My cleaned-up reply: “Because most people like their moral-ethical dramas to adhere to a black and white scheme, and The Founder boldly refuses to do this. It treads a fine ethical edge, allowing you to root for Keaton’s ‘bad guy’ despite reservations. It’s bravely refusing to cast judgment upon a hustler you can half-sympathize with, and at the same time allowing you to conclude that the McDonald brothers were stoppers who didn’t get it. And some viewers are uncomfortable with a film that half-endorses a finagling shithead while half-disapproving of the nice, decent guys.

“Speaking as a small businessman, I was frankly more on Ray Kroc’s side than the dorky, slowboat McDonald brothers, and I generally hate Republicans as a rule. I didn’t feel all that wonderful about taking Kroc’s side, but I couldn’t get behind the brothers. You have to work hard and push the rock uphill and play your cards wisely to stay alive in this world.”

I explained things more thoroughly in an 11.14 post: “The truth is that Keaton’s Kroc is not a shithead, but just a hungry, wily go-getter who believes in the organizational basics that made McDonald’s a hit during its early California years (1940 to ’54) and who has the drive and the smarts to build it into a major money-maker.

“Kroc may not be the most ardently ‘likable’ protagonist I’ve ever hung with, but he isn’t exactly ‘unlikable’ either. Your heart is basically with him, and I was surprised to feel this way after having nursed vaguely unpleasant thoughts about the guy (scrappy Republican, Nixon and Reagan supporter) my entire life.

“And Keaton turns the key in just the right way. He doesn’t try to win you over but he doesn’t play Ray as a bad guy either — he plays it somewhere in between, and it’s that ‘in between’ thing that makes The Founder feel quietly fascinating. It allows you to root for a not-so-nice-but-at-the-same-time-not-so-bad guy without feeling too conflicted.

“You know who is unlikable? Nick Offerman’s Dick McDonald — a guy who’s always complaining, always frowning or bitching about something, always a stopper. The bottom line is that Dick doesn’t get it and neither does Mac, but Ray does. And to my great surprise I found myself taking Ray’s side and even chucking when he tells Dick to go fuck himself in Act Three.

“Yes, Ray is a bit of a prick but not a monster. Being a small businessman myself I understand where he’s coming from, and while he’s a little shifty here and there I can’t condemn him all that strongly.

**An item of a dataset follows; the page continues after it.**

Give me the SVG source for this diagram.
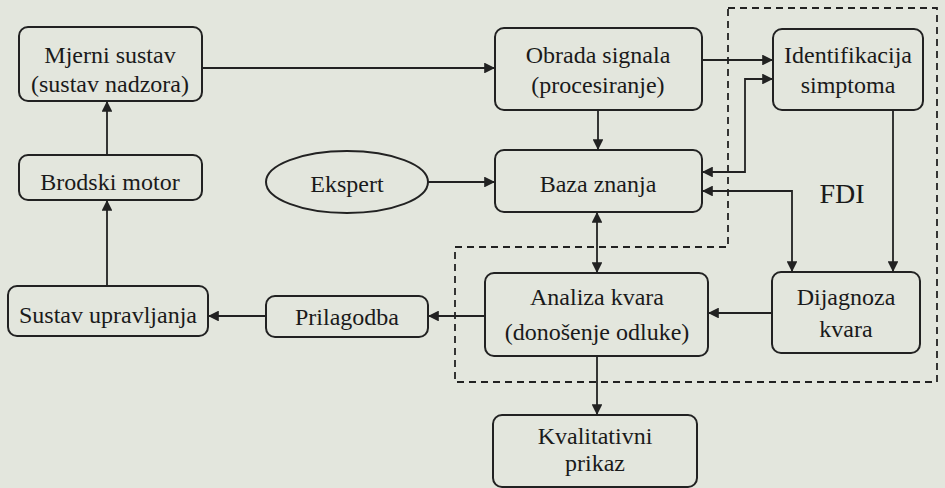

The Founder is smart, absorbing, realistic and mild-mannered. Nobody goes nuts or screams or slugs anyone. No car crashes, no fucking, no fart jokes, no temper tantrums, no squealing tires, no belly laughs, no heavyosity. It’s just a straight-dealing, no b.s. real-life saga about an American success story. Dogged, bare bones, focused — a film that lays its cards on the table and doesn’t fool around.”